Mount Olympus, elevation gain of 4,200 feet, viewed at sunset from hotel parking lot. This one will not be forgotten. While we may have different views and opinions from other citizens, we are grateful to 'Old Glory' and the country for accepting two little people and their children. Separately, as South African author, Alan Paton wrote, and we find it fitting to adapt and apply to the natural wonders of the Western United States, "Ah But Your Land is Beautiful".
Idaho: Borah Mountain, one early morning, a tough climb. Our intention was to reach somewhere over 3,000 feet and turn around, which we did. The full hike requires proper preparation for which we were not ready. If you follow the trail lower down, (clear at the commencement of the climb), the white dot is our car.
Reaching one of many high spots on this fearsome mountain.
Utah: Lake Blanche, a solid hike and a couple of lakes.
On the way, we lost the trail and went across an avalanche area before realizing our error.
Idaho, Norton Peak: Guess who reaches a stunning peak on a rather tough final climb in snow and scree.

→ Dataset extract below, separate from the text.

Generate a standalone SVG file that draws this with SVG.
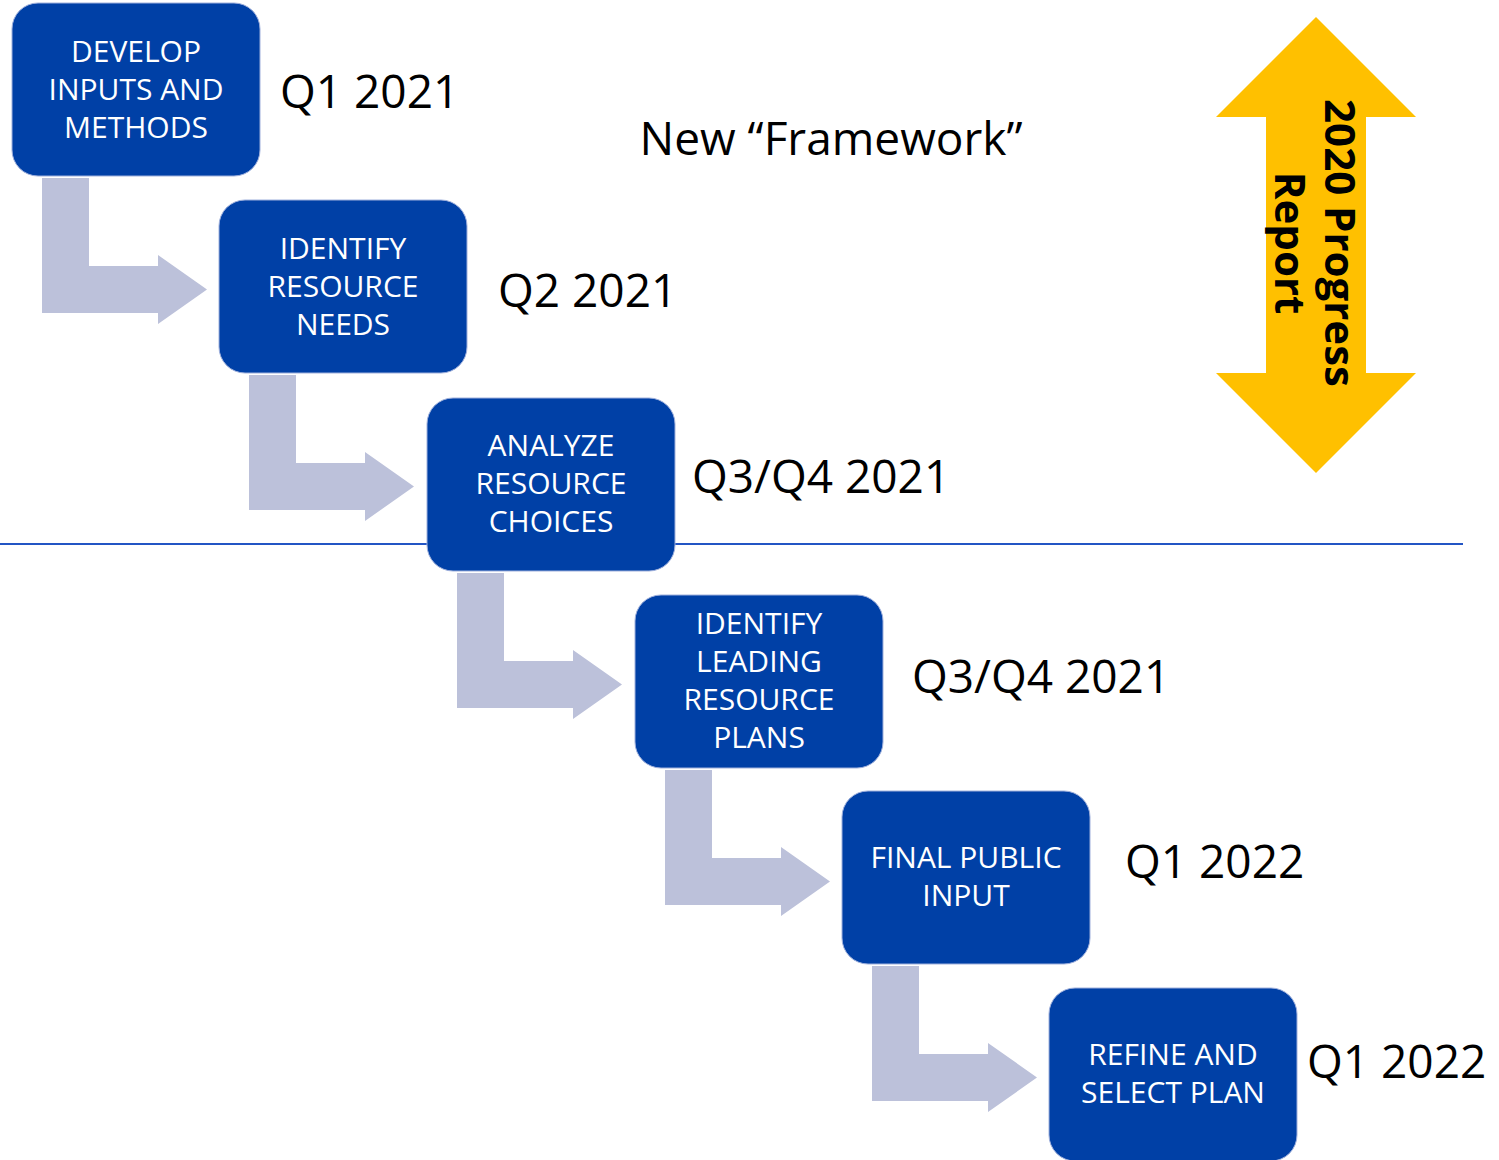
<svg xmlns="http://www.w3.org/2000/svg" xmlns:xlink="http://www.w3.org/1999/xlink" width="1499" height="1160" viewBox="0 0 1499 1160">
  <style>
    .box { fill: #0040A6; stroke: #9FB0DC; stroke-width: 1; }
    .btxt { font-family: "Open Sans", "Noto Sans", "Liberation Sans", sans-serif; font-size: 30px; fill: #FFFFFF; text-anchor: middle; }
    .lbl { font-family: "Open Sans", "Noto Sans", "Liberation Sans", sans-serif; font-size: 46px; fill: #000000; }
    .conn { fill: #BCC1DA; }
    .rpt { font-family: "Open Sans", "Noto Sans", "Liberation Sans", sans-serif; font-size: 42px; font-weight: bold; fill: #000000; text-anchor: middle; }
  </style>
  <defs>
    <path id="bent" d="M30,175 L77,175 L77,263 L146,263 L146,252 L195,286.5 L146,321 L146,310 L30,310 Z"/>
  </defs>
  <rect width="1499" height="1160" fill="#FFFFFF"/>

  <line x1="0" y1="544" x2="1463" y2="544" stroke="#2355C4" stroke-width="2"/>

  <g id="connectors" class="conn">
    <use xlink:href="#bent" transform="translate(12,3)"/>
    <use xlink:href="#bent" transform="translate(219,200)"/>
    <use xlink:href="#bent" transform="translate(427,398)"/>
    <use xlink:href="#bent" transform="translate(635,595)"/>
    <use xlink:href="#bent" transform="translate(842,791)"/>
  </g>

  <g id="node-develop">
    <rect class="box" x="12" y="3" width="248" height="173" rx="26"/>
    <text class="btxt" x="136" y="62">DEVELOP</text>
    <text class="btxt" x="136" y="100">INPUTS AND</text>
    <text class="btxt" x="136" y="138">METHODS</text>
  </g>
  <g id="node-identify-needs">
    <rect class="box" x="219" y="200" width="248" height="173" rx="26"/>
    <text class="btxt" x="343" y="259">IDENTIFY</text>
    <text class="btxt" x="343" y="297">RESOURCE</text>
    <text class="btxt" x="343" y="335">NEEDS</text>
  </g>
  <g id="node-analyze">
    <rect class="box" x="427" y="398" width="248" height="173" rx="26"/>
    <text class="btxt" x="551" y="456">ANALYZE</text>
    <text class="btxt" x="551" y="494">RESOURCE</text>
    <text class="btxt" x="551" y="532">CHOICES</text>
  </g>
  <g id="node-identify-leading">
    <rect class="box" x="635" y="595" width="248" height="173" rx="26"/>
    <text class="btxt" x="759" y="634">IDENTIFY</text>
    <text class="btxt" x="759" y="672">LEADING</text>
    <text class="btxt" x="759" y="710">RESOURCE</text>
    <text class="btxt" x="759" y="748">PLANS</text>
  </g>
  <g id="node-final-public">
    <rect class="box" x="842" y="791" width="248" height="173" rx="26"/>
    <text class="btxt" x="966" y="868">FINAL PUBLIC</text>
    <text class="btxt" x="966" y="906">INPUT</text>
  </g>
  <g id="node-refine">
    <rect class="box" x="1049" y="988" width="248" height="173" rx="26"/>
    <text class="btxt" x="1173" y="1065">REFINE AND</text>
    <text class="btxt" x="1173" y="1103">SELECT PLAN</text>
  </g>

  <g id="labels">
    <text class="lbl" x="280" y="108">Q1 2021</text>
    <text class="lbl" x="498" y="307">Q2 2021</text>
    <text class="lbl" x="692" y="493">Q3/Q4 2021</text>
    <text class="lbl" x="912" y="693">Q3/Q4 2021</text>
    <text class="lbl" x="1125" y="878">Q1 2022</text>
    <text class="lbl" x="1307" y="1078">Q1 2022</text>
    <text class="lbl" x="831" y="155" text-anchor="middle">New “Framework”</text>
  </g>

  <g id="node-progress-report">
    <polygon fill="#FFC000" points="1316,17 1416,117 1366,117 1366,373 1416,373 1316,473 1216,373 1266,373 1266,117 1216,117"/>
    <g transform="translate(1316,243) rotate(90)">
      <text class="rpt" x="0" y="-9">2020 Progress</text>
      <text class="rpt" x="0" y="41">Report</text>
    </g>
  </g>
</svg>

We 'brunched' at this view position after descending the tricky decline. No use eating before we got to a relatively safe place … indigestion?
Utah: Desolation Lake reflects.
Utah: On the peak of Gobbler's Knob, after crossing 5 false peaks. Close to 3,200 feet elevation gain.
Jen returning toward the saddle separating Gobbler's Knob and Mount Raymond. The altitude difference of the two mountains is 5 feet.
Salt Lake City (downtown and airport) from Grandeur Peak, a little under 3,000 feet elevation gain.
Looking down into the canyon and trail.
Sun brings up coloring of exposed mountain face in Salt Lake as seen from Mount Grandeur.
Interesting position at lake level as sun highlights a visitor along Lake Mary.